• _Written request_: Starting at the first line of the data, please print exactly those lines through the one that holds "3500, 4000, 4500];", omitting every picture.

• _Data extract_:
--------------------------------

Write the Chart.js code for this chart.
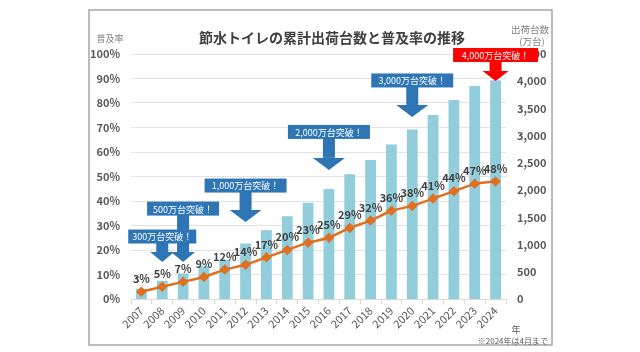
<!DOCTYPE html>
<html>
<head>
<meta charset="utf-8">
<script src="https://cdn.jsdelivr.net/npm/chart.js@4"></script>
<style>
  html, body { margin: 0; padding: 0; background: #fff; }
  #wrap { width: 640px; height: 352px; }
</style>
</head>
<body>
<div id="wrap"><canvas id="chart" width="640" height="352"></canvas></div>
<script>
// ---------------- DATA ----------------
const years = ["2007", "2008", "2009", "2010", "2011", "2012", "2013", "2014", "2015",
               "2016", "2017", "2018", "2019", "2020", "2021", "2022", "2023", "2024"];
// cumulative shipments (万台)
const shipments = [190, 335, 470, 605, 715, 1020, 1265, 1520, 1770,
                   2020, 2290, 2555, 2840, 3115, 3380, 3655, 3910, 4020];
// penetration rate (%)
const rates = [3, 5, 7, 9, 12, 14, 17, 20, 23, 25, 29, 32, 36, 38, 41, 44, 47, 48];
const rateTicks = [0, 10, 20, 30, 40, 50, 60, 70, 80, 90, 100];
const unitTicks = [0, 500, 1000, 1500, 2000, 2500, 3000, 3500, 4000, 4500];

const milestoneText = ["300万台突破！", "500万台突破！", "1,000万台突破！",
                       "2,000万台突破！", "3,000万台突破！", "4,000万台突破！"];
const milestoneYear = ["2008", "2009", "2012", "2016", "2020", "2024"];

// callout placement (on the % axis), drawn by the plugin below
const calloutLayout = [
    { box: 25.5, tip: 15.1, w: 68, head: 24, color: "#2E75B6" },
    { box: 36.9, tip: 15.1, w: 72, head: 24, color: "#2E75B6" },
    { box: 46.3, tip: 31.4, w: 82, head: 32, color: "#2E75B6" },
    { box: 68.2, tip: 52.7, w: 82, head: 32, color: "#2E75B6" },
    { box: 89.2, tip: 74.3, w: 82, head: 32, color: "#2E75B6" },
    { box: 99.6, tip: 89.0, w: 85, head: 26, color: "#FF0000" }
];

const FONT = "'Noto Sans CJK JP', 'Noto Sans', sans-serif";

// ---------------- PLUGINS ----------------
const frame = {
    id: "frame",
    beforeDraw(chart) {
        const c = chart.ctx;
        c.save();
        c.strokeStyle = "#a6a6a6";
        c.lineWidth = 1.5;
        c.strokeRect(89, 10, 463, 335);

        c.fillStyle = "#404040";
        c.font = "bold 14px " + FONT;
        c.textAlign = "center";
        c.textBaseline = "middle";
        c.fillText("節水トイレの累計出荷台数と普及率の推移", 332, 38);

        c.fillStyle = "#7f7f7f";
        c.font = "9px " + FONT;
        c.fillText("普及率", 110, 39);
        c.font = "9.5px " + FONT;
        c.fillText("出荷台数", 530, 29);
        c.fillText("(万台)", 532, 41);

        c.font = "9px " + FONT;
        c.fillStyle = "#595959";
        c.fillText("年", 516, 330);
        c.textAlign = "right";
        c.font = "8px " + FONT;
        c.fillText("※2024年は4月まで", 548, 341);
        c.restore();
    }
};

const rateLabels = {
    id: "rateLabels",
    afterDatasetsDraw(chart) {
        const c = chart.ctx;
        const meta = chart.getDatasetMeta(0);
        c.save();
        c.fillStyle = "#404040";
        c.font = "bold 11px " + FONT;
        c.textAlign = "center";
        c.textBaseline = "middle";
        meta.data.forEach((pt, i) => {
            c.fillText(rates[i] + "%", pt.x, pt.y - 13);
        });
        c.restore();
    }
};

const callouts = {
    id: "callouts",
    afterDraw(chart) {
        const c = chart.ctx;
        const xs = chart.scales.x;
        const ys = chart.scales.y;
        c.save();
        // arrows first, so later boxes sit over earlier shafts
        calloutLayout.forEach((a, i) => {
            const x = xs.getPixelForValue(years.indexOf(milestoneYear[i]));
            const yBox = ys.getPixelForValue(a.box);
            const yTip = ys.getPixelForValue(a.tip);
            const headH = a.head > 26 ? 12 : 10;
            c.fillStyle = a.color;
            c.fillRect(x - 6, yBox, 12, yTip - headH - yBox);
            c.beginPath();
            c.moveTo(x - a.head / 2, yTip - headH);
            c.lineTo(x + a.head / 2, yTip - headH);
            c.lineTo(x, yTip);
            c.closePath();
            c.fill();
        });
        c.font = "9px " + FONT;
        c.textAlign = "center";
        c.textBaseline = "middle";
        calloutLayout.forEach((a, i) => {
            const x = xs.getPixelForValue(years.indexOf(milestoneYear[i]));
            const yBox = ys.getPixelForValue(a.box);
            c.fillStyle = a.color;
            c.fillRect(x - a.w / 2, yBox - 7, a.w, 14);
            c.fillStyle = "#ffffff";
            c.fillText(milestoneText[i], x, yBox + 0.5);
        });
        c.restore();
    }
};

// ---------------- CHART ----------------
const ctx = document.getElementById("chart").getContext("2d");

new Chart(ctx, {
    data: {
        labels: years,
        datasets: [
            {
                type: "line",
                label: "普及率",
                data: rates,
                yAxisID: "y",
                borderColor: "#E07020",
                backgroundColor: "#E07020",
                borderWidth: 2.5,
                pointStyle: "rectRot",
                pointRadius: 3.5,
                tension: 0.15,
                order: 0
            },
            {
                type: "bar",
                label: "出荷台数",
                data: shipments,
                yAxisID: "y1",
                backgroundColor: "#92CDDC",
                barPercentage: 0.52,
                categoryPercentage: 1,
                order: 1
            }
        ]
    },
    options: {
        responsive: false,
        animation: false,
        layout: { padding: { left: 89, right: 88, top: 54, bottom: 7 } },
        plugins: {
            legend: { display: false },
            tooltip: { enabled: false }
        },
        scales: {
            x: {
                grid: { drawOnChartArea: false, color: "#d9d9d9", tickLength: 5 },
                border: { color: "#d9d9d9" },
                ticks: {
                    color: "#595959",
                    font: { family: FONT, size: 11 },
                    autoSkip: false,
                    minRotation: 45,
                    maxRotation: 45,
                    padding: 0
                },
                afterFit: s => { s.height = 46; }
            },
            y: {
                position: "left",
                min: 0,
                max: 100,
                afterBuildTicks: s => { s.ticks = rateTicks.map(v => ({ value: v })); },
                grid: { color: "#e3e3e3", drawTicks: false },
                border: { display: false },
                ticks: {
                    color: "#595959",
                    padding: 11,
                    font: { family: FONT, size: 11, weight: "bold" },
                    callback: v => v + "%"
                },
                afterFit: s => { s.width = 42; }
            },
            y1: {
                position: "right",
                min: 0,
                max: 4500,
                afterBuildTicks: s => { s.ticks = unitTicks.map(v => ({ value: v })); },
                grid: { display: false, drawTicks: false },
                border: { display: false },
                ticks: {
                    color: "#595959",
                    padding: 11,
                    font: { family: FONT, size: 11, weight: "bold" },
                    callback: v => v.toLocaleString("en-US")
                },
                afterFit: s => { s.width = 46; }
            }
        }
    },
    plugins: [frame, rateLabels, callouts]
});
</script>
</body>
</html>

--------------------------------

• _Task output_:
Write the Chart.js code for this chart.
<!DOCTYPE html>
<html>
<head>
<meta charset="utf-8">
<script src="https://cdn.jsdelivr.net/npm/chart.js@4"></script>
<style>
  html, body { margin: 0; padding: 0; background: #fff; }
  #wrap { width: 640px; height: 352px; }
</style>
</head>
<body>
<div id="wrap"><canvas id="chart" width="640" height="352"></canvas></div>
<script>
// ---------------- DATA ----------------
const years = ["2007", "2008", "2009", "2010", "2011", "2012", "2013", "2014", "2015",
               "2016", "2017", "2018", "2019", "2020", "2021", "2022", "2023", "2024"];
// cumulative shipments (万台)
const shipments = [190, 335, 470, 605, 715, 1020, 1265, 1520, 1770,
                   2020, 2290, 2555, 2840, 3115, 3380, 3655, 3910, 4020];
// penetration rate (%)
const rates = [3, 5, 7, 9, 12, 14, 17, 20, 23, 25, 29, 32, 36, 38, 41, 44, 47, 48];
const rateTicks = [0, 10, 20, 30, 40, 50, 60, 70, 80, 90, 100];
const unitTicks = [0, 500, 1000, 1500, 2000, 2500, 3000, 3500, 4000, 4500];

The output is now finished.